- Origin: Mississauga, Ontario, Canada
- Genres: Pop, R&B
- Occupations: Singer, songwriter
- Years active: 2008–present
- Website: www.tayamarquis.com

= Taya Marquis =

Canadian singer and songwriter (born 1989)

Taya Marquis (born February 8, 1989) is a Canadian singer and songwriter who has been performing since 2008.

==Early years==

===1998–2003===
Taya Marquis grew up in the Greater Toronto Area city of Mississauga. She realized her passion for singing and songwriting at a young age. Writing her first song at age 10, and performing for friends, family, and at small events, Taya made up her mind that music was the only path for her.
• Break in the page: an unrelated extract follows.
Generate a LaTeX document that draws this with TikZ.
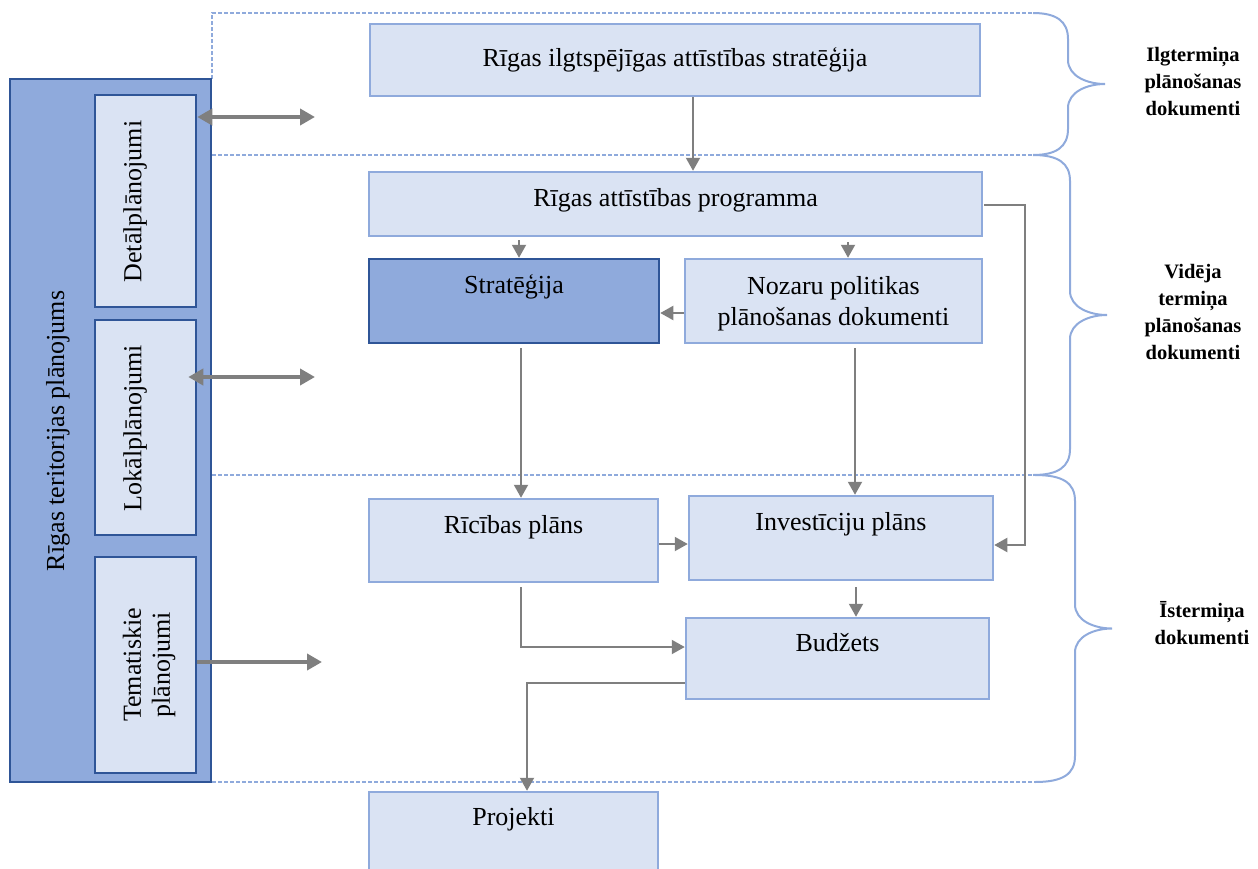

The ambitious young songwriter attended Mississauga's Cawthra Park Secondary School which specializes in performing arts.

==Musical career==
Upon graduating in 2007, she moved to Los Angeles to write full-time, and pursue a career in the music industry. In a short time, her ambition led her into the studio with some heavy hitters.

In 2008 Taya co-wrote with platinum selling artist Ke$ha, on a song entitled "A La Discotheque". The song was released in 2010 as a free download. She also co-wrote with songwriter Robert Allen.

Taya wrote and performed the main theme song for Sony's video game,"The Agency", which was nominated at the 2009 Hollywood Music Awards for Best Original Song in Video Game. She also co-wrote and performed on the song entitled "Make it to the Sun" which featured Maxwell D and Mo Greene. The song was donated to president Barack Obama's campaign.

After being in California for 2 years, she moved back to Mississauga to study Entertainment Business Management at Metalworks Institute of Sound and Music Production. Taya found that her experiences in L.A. and at Metalworks, gave her the knowledge to develop not only her musical career, but to develop a brand.

Late 2009, while in school she began working with producer/engineer Mikal "Mikz" Gonzales, and founded Bi-Geminy Music Group. In 2010 the two co-wrote "One N Only" featuring Rayvon, Kobra Khan, and Taya herself (Produced by Alikat of ABC Productions).

Taya performed at the 2011 Canada's Walk of Fame Emerging Artist Showcase, after receiving a personal invite from founder Peter Soumalias. She shared the bill with artists such as Jully Black, K'naan, and Keys n Krates who performed at the festival in honor of the 2011 Canadian Walk of Fame Inductees.
Taya was the opening act for Tinashe's Aquarius tour in Canada, and received great reviews via Boi1da.net as well as Bestfan Blog just to name a few.
Taya has been named an Artist to watch by A&R Report, has performed and been interviewed on Popular Canadian Morning Show CP24 Breakfast.